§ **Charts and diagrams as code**
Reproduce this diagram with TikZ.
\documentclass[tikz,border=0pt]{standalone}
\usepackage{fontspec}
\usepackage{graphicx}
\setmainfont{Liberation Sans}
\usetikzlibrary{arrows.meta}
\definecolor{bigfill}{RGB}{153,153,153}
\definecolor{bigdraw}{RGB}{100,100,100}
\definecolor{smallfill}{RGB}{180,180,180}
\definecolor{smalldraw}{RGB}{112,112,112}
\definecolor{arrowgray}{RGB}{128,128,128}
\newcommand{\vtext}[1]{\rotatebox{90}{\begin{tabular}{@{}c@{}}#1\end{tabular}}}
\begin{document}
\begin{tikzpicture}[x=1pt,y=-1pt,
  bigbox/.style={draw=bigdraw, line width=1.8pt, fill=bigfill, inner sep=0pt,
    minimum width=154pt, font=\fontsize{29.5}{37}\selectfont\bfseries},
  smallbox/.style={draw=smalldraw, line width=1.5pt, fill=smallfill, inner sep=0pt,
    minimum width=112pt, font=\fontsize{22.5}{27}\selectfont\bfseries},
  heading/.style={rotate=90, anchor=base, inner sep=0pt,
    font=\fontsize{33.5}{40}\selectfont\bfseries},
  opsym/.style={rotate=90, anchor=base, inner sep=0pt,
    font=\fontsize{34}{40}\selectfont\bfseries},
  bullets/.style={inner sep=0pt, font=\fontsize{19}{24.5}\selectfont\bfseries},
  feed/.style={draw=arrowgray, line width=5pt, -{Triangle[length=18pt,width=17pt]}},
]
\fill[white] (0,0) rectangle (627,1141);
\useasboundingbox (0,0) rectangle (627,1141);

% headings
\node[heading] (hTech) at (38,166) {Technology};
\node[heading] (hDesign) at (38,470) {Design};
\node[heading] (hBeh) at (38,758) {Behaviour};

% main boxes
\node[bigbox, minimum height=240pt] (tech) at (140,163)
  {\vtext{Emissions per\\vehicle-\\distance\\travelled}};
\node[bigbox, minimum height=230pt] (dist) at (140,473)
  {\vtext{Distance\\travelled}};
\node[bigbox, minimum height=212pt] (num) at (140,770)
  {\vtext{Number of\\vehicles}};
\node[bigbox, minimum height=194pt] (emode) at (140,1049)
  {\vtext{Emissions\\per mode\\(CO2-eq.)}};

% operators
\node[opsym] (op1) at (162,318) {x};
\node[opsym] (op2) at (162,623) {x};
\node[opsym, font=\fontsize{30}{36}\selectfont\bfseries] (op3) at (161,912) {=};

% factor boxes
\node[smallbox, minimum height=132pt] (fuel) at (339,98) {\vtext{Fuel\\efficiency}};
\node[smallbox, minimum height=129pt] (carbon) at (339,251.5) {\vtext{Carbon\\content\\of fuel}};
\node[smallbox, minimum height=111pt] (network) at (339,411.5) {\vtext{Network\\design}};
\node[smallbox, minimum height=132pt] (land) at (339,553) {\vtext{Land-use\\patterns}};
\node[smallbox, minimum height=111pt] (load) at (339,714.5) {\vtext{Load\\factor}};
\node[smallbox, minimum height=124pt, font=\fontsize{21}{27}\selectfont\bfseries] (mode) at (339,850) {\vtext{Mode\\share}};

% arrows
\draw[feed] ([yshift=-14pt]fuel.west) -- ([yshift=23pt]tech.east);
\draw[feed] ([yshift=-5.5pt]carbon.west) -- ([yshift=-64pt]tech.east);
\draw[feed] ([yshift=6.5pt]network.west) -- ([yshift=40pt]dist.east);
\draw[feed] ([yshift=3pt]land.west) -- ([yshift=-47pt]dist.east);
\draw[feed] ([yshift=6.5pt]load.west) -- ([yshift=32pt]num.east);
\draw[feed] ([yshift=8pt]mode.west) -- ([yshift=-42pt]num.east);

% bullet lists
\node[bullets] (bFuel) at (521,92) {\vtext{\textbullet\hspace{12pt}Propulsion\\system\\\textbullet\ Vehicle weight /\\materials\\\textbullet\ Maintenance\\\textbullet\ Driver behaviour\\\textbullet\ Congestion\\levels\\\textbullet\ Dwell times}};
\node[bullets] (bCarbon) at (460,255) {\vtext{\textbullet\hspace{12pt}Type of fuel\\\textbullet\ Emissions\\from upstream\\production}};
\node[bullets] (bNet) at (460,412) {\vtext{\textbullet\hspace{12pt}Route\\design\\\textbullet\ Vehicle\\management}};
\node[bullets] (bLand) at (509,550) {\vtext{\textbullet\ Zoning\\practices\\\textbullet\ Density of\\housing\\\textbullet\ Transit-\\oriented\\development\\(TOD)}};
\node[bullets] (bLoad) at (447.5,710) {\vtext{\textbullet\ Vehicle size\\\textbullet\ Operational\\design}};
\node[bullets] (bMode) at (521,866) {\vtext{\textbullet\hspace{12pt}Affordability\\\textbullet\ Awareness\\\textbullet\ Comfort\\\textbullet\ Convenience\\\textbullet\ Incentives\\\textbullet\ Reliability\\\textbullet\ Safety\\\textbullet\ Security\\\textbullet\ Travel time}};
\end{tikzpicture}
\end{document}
--
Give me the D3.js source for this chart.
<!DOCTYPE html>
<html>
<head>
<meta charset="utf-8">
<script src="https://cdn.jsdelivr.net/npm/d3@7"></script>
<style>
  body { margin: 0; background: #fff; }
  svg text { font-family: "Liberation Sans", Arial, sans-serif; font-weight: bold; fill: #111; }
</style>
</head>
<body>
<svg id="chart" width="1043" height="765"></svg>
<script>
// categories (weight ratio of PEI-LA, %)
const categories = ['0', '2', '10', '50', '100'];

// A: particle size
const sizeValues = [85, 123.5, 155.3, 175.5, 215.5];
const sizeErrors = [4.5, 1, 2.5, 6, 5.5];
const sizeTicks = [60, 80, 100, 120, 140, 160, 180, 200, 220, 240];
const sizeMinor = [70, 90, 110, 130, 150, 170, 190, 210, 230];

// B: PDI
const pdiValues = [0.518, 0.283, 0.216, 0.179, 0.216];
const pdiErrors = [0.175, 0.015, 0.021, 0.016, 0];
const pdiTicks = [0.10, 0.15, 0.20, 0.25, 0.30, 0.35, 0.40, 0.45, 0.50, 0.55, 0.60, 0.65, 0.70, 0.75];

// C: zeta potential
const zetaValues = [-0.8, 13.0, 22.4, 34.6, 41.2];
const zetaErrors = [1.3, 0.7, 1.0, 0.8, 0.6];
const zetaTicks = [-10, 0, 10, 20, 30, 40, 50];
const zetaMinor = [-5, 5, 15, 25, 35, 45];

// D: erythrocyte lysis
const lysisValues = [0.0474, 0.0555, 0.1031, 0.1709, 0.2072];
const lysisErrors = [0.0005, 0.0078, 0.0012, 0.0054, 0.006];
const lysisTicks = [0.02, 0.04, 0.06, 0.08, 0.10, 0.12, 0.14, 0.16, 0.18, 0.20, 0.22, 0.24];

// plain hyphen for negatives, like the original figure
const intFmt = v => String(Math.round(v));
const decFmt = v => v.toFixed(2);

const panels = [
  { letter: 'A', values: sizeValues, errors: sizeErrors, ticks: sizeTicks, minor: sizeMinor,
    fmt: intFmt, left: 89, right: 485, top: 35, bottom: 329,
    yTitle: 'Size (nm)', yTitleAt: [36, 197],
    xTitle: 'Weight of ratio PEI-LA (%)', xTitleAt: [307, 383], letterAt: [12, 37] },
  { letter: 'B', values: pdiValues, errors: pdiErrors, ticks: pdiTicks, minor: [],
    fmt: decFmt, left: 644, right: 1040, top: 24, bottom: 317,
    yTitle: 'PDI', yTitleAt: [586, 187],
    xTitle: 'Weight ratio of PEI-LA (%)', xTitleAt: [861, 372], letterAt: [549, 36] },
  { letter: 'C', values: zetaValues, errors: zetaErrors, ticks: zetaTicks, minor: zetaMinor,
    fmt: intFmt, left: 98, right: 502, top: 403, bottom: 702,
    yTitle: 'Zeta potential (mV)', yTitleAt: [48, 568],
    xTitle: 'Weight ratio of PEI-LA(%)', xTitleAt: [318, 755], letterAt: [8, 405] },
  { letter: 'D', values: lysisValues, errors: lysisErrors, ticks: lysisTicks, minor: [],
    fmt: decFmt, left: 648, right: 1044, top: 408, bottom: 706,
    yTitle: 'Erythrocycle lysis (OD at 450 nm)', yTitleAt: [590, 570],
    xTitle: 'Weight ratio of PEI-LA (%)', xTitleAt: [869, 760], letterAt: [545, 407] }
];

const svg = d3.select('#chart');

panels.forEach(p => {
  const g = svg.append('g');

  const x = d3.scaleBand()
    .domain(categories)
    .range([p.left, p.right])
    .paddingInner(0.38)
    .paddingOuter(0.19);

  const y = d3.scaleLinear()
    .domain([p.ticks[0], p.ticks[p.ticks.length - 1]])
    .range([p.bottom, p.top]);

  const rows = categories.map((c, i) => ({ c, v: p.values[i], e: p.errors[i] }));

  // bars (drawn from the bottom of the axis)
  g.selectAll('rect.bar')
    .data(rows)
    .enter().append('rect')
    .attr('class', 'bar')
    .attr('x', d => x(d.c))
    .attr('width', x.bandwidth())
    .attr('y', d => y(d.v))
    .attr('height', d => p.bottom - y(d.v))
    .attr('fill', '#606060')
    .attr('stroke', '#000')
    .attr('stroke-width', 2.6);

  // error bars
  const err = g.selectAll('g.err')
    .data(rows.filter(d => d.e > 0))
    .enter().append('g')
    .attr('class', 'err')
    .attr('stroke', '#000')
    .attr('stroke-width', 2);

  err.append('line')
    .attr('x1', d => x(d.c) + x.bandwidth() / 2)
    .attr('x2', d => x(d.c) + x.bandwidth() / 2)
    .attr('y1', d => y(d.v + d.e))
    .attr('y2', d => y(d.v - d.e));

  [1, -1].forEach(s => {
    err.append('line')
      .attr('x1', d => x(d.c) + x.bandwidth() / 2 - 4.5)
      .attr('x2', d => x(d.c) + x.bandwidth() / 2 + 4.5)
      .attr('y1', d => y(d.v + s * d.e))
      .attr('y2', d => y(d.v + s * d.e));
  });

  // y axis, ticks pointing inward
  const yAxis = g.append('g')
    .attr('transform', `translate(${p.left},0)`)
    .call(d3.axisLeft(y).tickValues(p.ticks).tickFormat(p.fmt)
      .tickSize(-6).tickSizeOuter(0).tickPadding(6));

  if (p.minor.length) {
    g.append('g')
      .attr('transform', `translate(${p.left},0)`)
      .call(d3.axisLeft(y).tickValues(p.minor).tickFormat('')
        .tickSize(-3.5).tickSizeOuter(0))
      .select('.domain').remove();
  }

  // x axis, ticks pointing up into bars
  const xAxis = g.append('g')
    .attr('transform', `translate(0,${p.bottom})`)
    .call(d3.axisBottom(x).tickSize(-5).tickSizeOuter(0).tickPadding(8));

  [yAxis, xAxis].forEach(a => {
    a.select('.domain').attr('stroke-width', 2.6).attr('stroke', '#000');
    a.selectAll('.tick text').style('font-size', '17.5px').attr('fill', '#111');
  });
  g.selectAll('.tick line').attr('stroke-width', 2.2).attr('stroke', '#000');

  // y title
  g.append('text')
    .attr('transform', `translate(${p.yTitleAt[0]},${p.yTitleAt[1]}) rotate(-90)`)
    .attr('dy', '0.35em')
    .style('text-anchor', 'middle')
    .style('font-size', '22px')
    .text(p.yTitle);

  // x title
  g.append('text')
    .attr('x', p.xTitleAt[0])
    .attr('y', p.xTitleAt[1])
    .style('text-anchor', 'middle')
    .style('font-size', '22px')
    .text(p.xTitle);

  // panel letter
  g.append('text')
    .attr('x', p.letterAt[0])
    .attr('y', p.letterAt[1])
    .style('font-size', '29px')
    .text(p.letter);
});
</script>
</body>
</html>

§ **STATED GOAL**
From the listing above, output exactly the run of lines that starts with the line containing "Give me the D3.js source for this chart." and ends with the line containing "const categories = ['0', '2', '10', '50', '100'];".

§ **WRITTEN RESPONSE**
Give me the D3.js source for this chart.
<!DOCTYPE html>
<html>
<head>
<meta charset="utf-8">
<script src="https://cdn.jsdelivr.net/npm/d3@7"></script>
<style>
  body { margin: 0; background: #fff; }
  svg text { font-family: "Liberation Sans", Arial, sans-serif; font-weight: bold; fill: #111; }
</style>
</head>
<body>
<svg id="chart" width="1043" height="765"></svg>
<script>
// categories (weight ratio of PEI-LA, %)
const categories = ['0', '2', '10', '50', '100'];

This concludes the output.